2-1.General. This technical manual provides general information, and is intended to be used as a guide rather than for
specific applications. The technical manuals for each type aircraft provide specific instructions for the use and
application of hardware and consumable materials. There is no document published that provides data on substitution of
hardware. Substitution of hardware is only authorized by engineering changes for improvement and effectiveness of
efficient application and operation of a given segment of equipment. There is no general interchangeability of items
listed in Air Force Navy Aeronautical Standards (AN), Military Standards (MS), and National Aerospace Standards (NAS),
since each item listed is engineered to a specific standard. The trend is to gradually replace the AN standards with the
MS standards as the MS standards are accepted by all segments of the Armed Forces. When the change occurs, the AN
standards become obsolete and are deleted from the military supply system. NAS has been established to provide
hardware for specific applications requiring exacting tolerances, finishes, and strengths. These items are applied to
military aircraft where engineering decisions dictate their use in lieu of AN and MS hardware. Replacement of NAS items
is made in those areas where engineering and design activities decide that the same function can be performed by the
replacing part without sacrificing quality on a specific item of equipment.
2-2.Bolts. Most aircraft structural bolts are either general purpose hexagon head bolts, internal wrenching bolts, or close
tolerance bolts. Aircraft manufacturers are sometimes compelled to make bolts of different dimensions or higher
strength than the standard types. Since these bolts are made for a particular application, it is extremely important that
like bolts be used for replacement. When such bolts are not available, and it is necessary to fabricate them locally, care
should be taken to use identical material and heat treatment specified in the applicable drawings or an authorized
substitute material properly heat-treated. These special bolts are identified by the letter S stamped on the head.

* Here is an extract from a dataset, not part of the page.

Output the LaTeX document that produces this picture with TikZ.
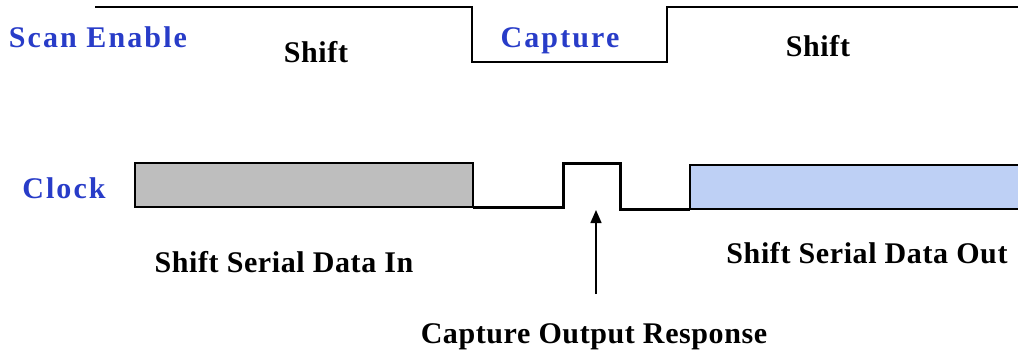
\documentclass[tikz,border=0pt]{standalone}
\usepackage{fontspec}
\setmainfont{Liberation Serif}
\newfontfamily\spacedfont[LetterSpace=7]{Liberation Serif}
\newfontfamily\looserfont[LetterSpace=2]{Liberation Serif}
\usetikzlibrary{arrows.meta}
\definecolor{sigblue}{RGB}{40,60,200}
\definecolor{shiftgray}{RGB}{190,190,190}
\definecolor{shiftblue}{RGB}{190,208,245}
\tikzset{
  lbl/.style={anchor=base,inner sep=0pt,font=\fontsize{30}{35}\looserfont\bfseries},
  sig/.style={anchor=base,inner sep=0pt,text=sigblue,font=\fontsize{30}{35}\spacedfont\bfseries},
  wave/.style={line width=2.4pt,line join=miter}
}
\begin{document}
\begin{tikzpicture}[x=1pt,y=-1pt]
  \useasboundingbox (0,0) rectangle (1018,354);
  % scan enable
  \draw[wave] (95,7) -- (472,7) -- (472,62) -- (667,62) -- (667,7) -- (1018,7);
  \node[sig] (se) at (98,47) {Scan Enable};
  \node[lbl] (sh1) at (316,62) {Shift};
  \node[sig] (cap) at (560,47) {Capture};
  \node[lbl] (sh2) at (818,56) {Shift};
  % clock
  \node[sig] (clk) at (64,198) {Clock};
  \draw[line width=2pt,fill=shiftgray] (135,163) rectangle (473,207);
  \draw[wave,line width=3pt] (473,207) -- (563,207) -- (563,163) -- (620,163) -- (620,209) -- (690,209);
  \fill[shiftblue] (690,165) rectangle (1018,209);
  \draw[line width=2pt] (1018,165) -- (690,165) -- (690,209) -- (1018,209);
  \coordinate (pulse) at (596,210);
  % labels
  \node[lbl] (sin) at (284,272) {Shift Serial Data In};
  \node[lbl] (sout) at (867,263) {Shift Serial Data Out};
  \node[lbl] (resp) at (594,343) {Capture Output Response};
  \draw[line width=1.5pt,-{Triangle[width=11pt,length=13pt]}] (596,294) -- (pulse);
\end{tikzpicture}
\end{document}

Grip Length. As a general rule, bolt grip lengths should be kept equal to material thickness. The threads should
neither bear on the material, nor should the shank protrude. Certain variations are allowed as this is not always possible.

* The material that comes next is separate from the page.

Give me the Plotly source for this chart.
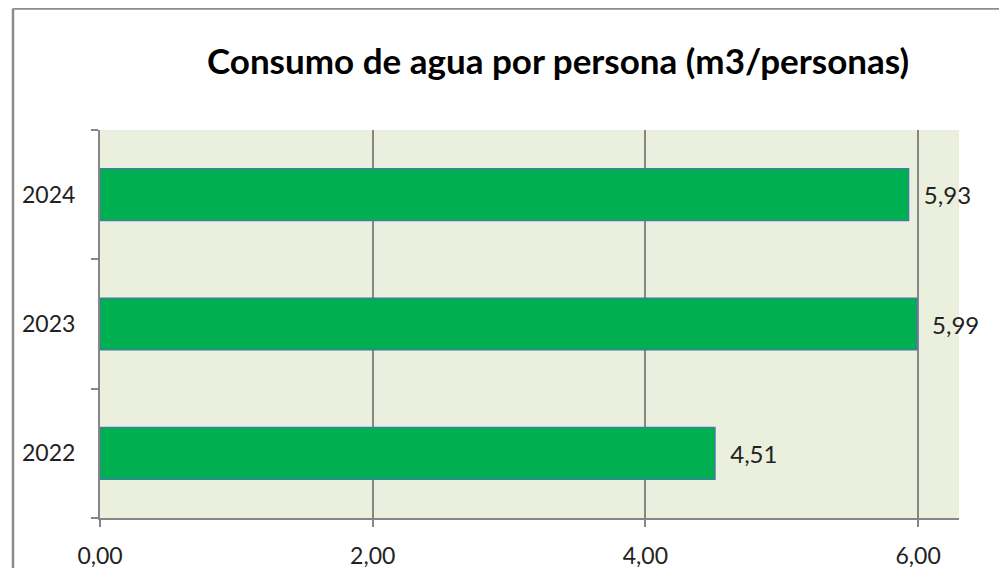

Bolts of slightly greater grip length than that required may be used provided washers are placed under nut or bolt head.
Where plate nuts are used, add shims under the plate. Aluminum alloy washers should be used, except in cases of high
torque values, with steel bolts in duralumin parts for prevention of corrosion. Steel washers should be used with steel
bolts on steel parts.
Steel bolts and aluminum alloy washers should be installed while still wet with, MIL- P-
23377 epoxy polyamide primer.
Installation and End Description. Whenever possible, bolts should be installed with the bolt head up, outboard or
forward to prevent the bolt from falling out, should the nut come loose. On rotating controls, heads should be installed in
the direction of rotation, except where interference occurs. The shape of the bolt ends varies as shown in figure 2-1.
Bolts A and B show varied chamfer angles, bolt C shows a flat end, and bolt D a round or pointed end.
Locking or Safetying. All bolts should be suitably locked or safetied in accordance with the method used in
original fabrication of the aircraft. Approved methods of safetying are specified in paragraph 2-17
Bolt Head Identification. Bolts are designed and fabricated of different materials and with different tensile
strengths for their individual heat ranges and grip stresses. Each bolt is marked with a code for identification and
physical characteristics. See table 2-1 for these code markings.